Mientras tanto, el sometimiento nacional y la agresión a la mayoría social siguen su curso. El Presidente anunció el envío del Presupuesto Nacional al Congreso con un discurso en cadena nacional, en el que los insultos fueron reemplazados por lisonjas a la mayoría que “ha hecho enormes esfuerzos” […] y beneficios “que aún no los percibe en su realidad material (sic)”. En realidad los insultos a esa mayoría y a la soberanía nacional están en la concepción de ese proyecto de ley de cumplimiento inverosímil, que parece haber sido elaborado por el FMI: privilegia el pago de la deuda por encima de las erogaciones en salud, educación e infraestructura; es decir que propone continuar con el “ajuste más grande de la historia de la humanidad”. Es evidente que se trata de un proyecto pensado para que no sea aprobado y, así, conseguir que el Poder Ejecutivo continúe manejando grandes recursos a su antojo.

En el caso de las universidades públicas, el ahogo es presupuestario pero la (sin)razón es ideológica: lo que se le ha recortado a las universidades es suficiente para impedir que funcionen, aunque el presupuesto universitario total es menor al 0,5% del Producto Bruto Nacional; o sea que la diferencia que se discute no tiene incidencia en el sacrosanto aunque ficticio “equilibrio fiscal”.

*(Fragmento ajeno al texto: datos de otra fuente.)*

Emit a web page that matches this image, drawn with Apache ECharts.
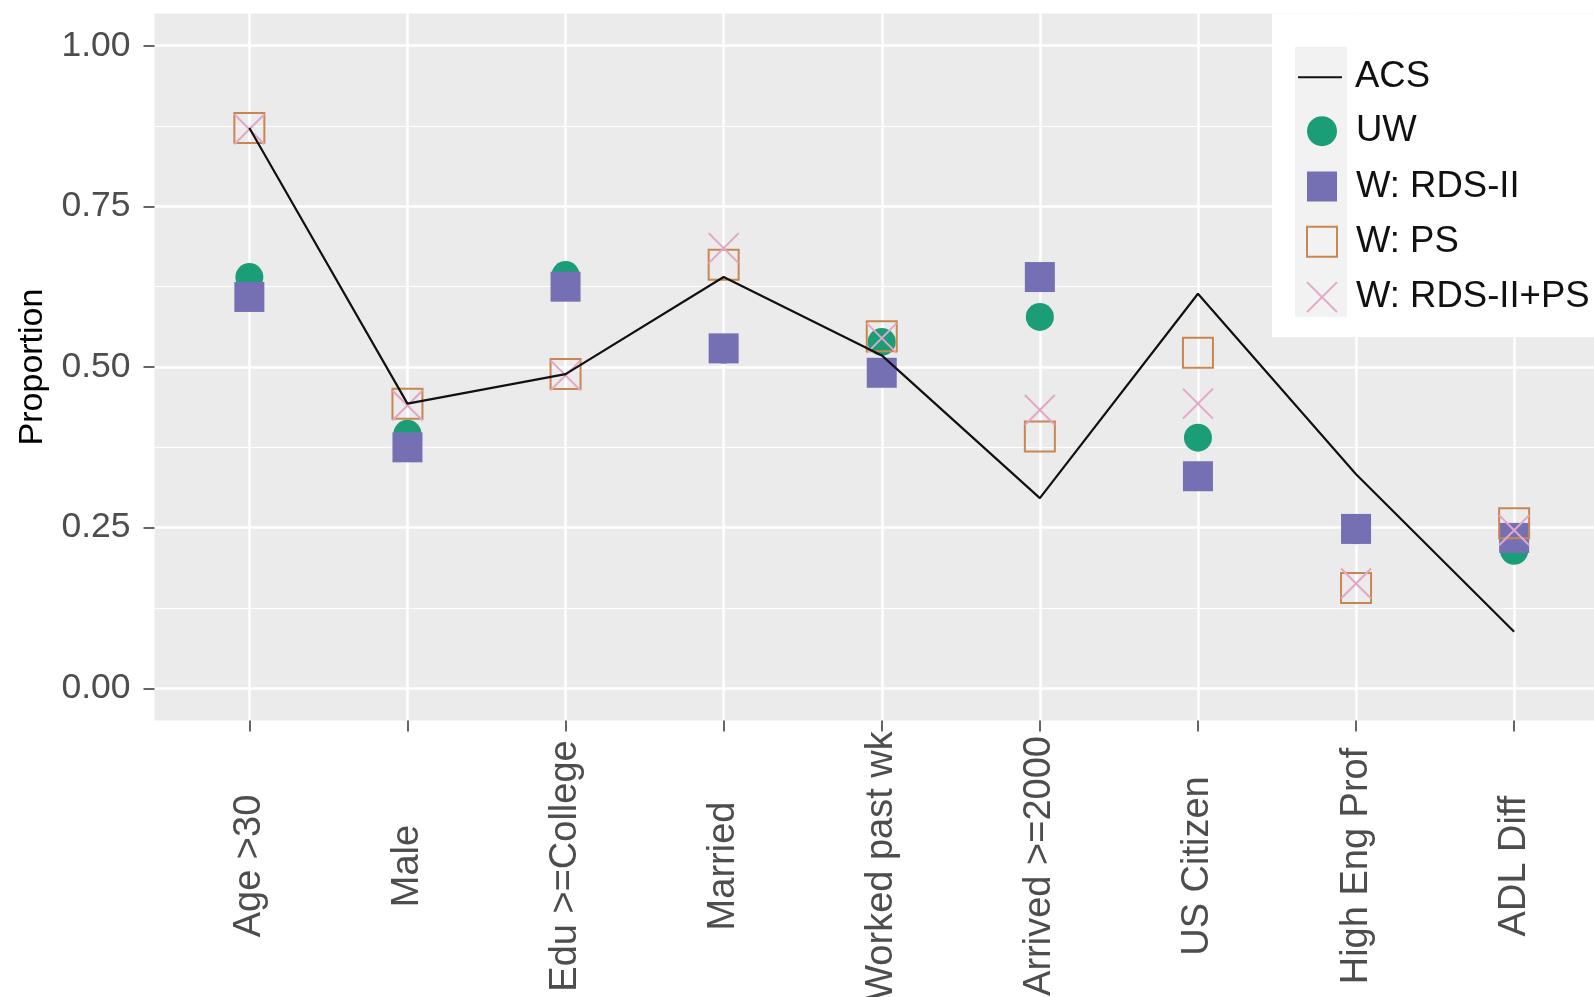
<!DOCTYPE html>
<html>
<head>
<meta charset="utf-8">
<script src="https://cdn.jsdelivr.net/npm/echarts@6/dist/echarts.min.js"></script>
<style>
  html, body { margin: 0; padding: 0; background: #ffffff; }
  #chart { width: 1594px; height: 997px; }
</style>
</head>
<body>
<div id="chart"></div>
<script>
// Characteristics compared across estimators
const categories = ['Age >30', 'Male', 'Edu >=College', 'Married', 'Worked past wk',
                    'Arrived >=2000', 'US Citizen', 'High Eng Prof', 'ADL Diff'];

// Population benchmark (ACS) and sample estimates
const acs      = [0.872, 0.443, 0.489, 0.640, 0.518, 0.296, 0.614, 0.333, 0.088];
const uw       = [0.640, 0.396, 0.643, 0.527, 0.539, 0.578, 0.390, 0.246, 0.214];
const rdsII    = [0.609, 0.375, 0.625, 0.529, 0.491, 0.640, 0.330, 0.248, 0.234];
const ps       = [0.872, 0.443, 0.489, 0.659, 0.548, 0.392, 0.522, 0.156, 0.257];
const rdsIIps  = [0.870, 0.440, 0.487, 0.685, 0.545, 0.433, 0.443, 0.163, 0.246];

const seriesNames = ['ACS', 'UW', 'W: RDS-II', 'W: PS', 'W: RDS-II+PS'];

// Y axis breaks
const yMajor = [0, 0.25, 0.5, 0.75, 1];
const yMinor = [0.125, 0.375, 0.625, 0.875];
const yTickLabels = ['0.00', '0.25', '0.50', '0.75', '1.00'];

const FONT = '"Liberation Sans", Arial, sans-serif';
const PANEL = '#ebebeb';
const xIdx = categories.map((c, i) => i);
const pts = arr => arr.map((v, i) => [i, v]);

const chart = echarts.init(document.getElementById('chart'), null, { renderer: 'canvas' });

// legend box with its column of key backgrounds
const legendTop = 46.7, keyH = 54;
const graphics = [{
  type: 'rect', z: 5,
  shape: { x: 1272, y: 13.6, width: 340, height: 323.4 },
  style: { fill: '#ffffff' }
}, {
  type: 'rect', z: 6,
  shape: { x: 1295, y: legendTop, width: 52, height: keyH * seriesNames.length },
  style: { fill: '#f2f2f2' }
}];

const legendText = {
  fontFamily: FONT, fontSize: 36.5, color: '#111111', lineHeight: 30
};

const option = {
  animation: false,
  backgroundColor: '#ffffff',
  graphic: { elements: graphics },
  grid: {
    left: 154.5, right: -15, top: 13.6, bottom: 276.6,
    outerBoundsMode: 'none', containLabel: false,
    show: true, backgroundColor: PANEL, borderWidth: 0
  },
  xAxis: {
    type: 'value', min: -0.6, max: 8.6,
    axisLine: { show: false, onZero: false },
    axisTick: { show: true, length: 11, customValues: xIdx,
                lineStyle: { color: '#333333', width: 1.5 } },
    axisLabel: {
      customValues: xIdx,
      formatter: v => categories[Math.round(v)],
      rotate: 90, align: 'center', verticalAlign: 'middle', margin: 145.6,
      padding: [8, 0, 0, 0],
      fontFamily: FONT, fontSize: 38, color: '#4d4d4d'
    },
    splitLine: { show: true, lineStyle: { color: '#ffffff', width: 2.5 } }
  },
  yAxis: [{
    type: 'value', min: -0.05, max: 1.05,
    name: 'Proportion', nameLocation: 'middle', nameGap: 105, nameRotate: 90,
    nameTextStyle: { fontFamily: FONT, fontSize: 34, color: '#000000' },
    axisLine: { show: false, onZero: false },
    axisTick: { show: true, length: 11, customValues: yMajor,
                lineStyle: { color: '#333333', width: 1.5 } },
    axisLabel: {
      customValues: yMajor,
      formatter: v => yTickLabels[yMajor.indexOf(Math.round(v * 100) / 100)],
      margin: 24, fontFamily: FONT, fontSize: 35.5, color: '#4d4d4d'
    },
    splitLine: { show: true, lineStyle: { color: '#ffffff', width: 2.5 } }
  }, {
    type: 'value', min: -0.05, max: 1.05, position: 'left',
    axisLine: { show: false, onZero: false },
    axisTick: { show: false, customValues: yMinor },
    axisLabel: { show: false, customValues: yMinor },
    splitLine: { show: true, lineStyle: { color: '#ffffff', width: 1.2 } }
  }],
  legend: [{
    data: [{ name: 'ACS', icon: 'rect' }], orient: 'vertical', left: 1298, top: 58.7,
    itemWidth: 44, itemHeight: 2, padding: 0, z: 10, selectedMode: false,
    itemStyle: { color: '#111111', borderWidth: 0 },
    textStyle: Object.assign({ padding: [0, 0, 0, 8] }, legendText)
  }, {
    data: ['UW', 'W: RDS-II', 'W: PS', 'W: RDS-II+PS'], orient: 'vertical',
    left: 1306, top: 112.7, itemWidth: 30, itemHeight: 30, itemGap: 18.3,
    padding: 0, z: 10, selectedMode: false,
    textStyle: Object.assign({ padding: [0, 0, 0, 14] }, legendText)
  }],
  series: [{
    name: 'UW', type: 'scatter', z: 2, data: pts(uw),
    symbol: 'circle', symbolSize: 28,
    itemStyle: { color: '#1b9e77', opacity: 1 }
  }, {
    name: 'W: RDS-II', type: 'scatter', z: 3, data: pts(rdsII),
    symbol: 'rect', symbolSize: 30,
    itemStyle: { color: '#7570b3', opacity: 1 }
  }, {
    name: 'W: PS', type: 'scatter', z: 4, data: pts(ps),
    symbol: 'rect', symbolSize: 30,
    itemStyle: { color: 'rgba(0,0,0,0)', borderColor: '#c98650', borderWidth: 2, opacity: 1 }
  }, {
    name: 'W: RDS-II+PS', type: 'scatter', z: 5, data: pts(rdsIIps),
    symbol: 'path://M0,0L20,20M20,0L0,20', symbolSize: 30,
    itemStyle: { color: 'rgba(0,0,0,0)', borderColor: '#e2a6c9', borderWidth: 2, opacity: 1 }
  }, {
    name: 'ACS', type: 'line', z: 6, data: pts(acs),
    symbol: 'none', showSymbol: false,
    lineStyle: { color: '#111111', width: 2.2 },
    itemStyle: { color: '#111111' }
  }]
};

chart.setOption(option);
</script>
</body>
</html>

Consecuente con la conducta de hacer de la dependencia una virtud, el viernes 12 de septiembre, cuando la Asamblea General de la Organización de las Naciones Unidas aprobó la resolución conocida como Declaración de Nueva York, el gobierno argentino votó en contra de la iniciativa –impulsada por Francia y Arabia Saudita–, que obtuvo el apoyo de 142 países y busca avanzar en un acuerdo de paz entre Palestina e Israel. El voto de Milei no sólo implica justificar el genocidio israelí contra el pueblo palestino sino que, al admitir la ocupación de un territorio por una potencia extranjera, constituye un serio perjuicio para el reclamo argentino por Malvinas: mayor sometimiento al imperialismo anglosajón no se consigue. Otro blanqueo de una derecha que siempre se arrodilló ante el poder imperial de turno pero nunca había exhibido sin disimulo posiciones tan vergonzosas.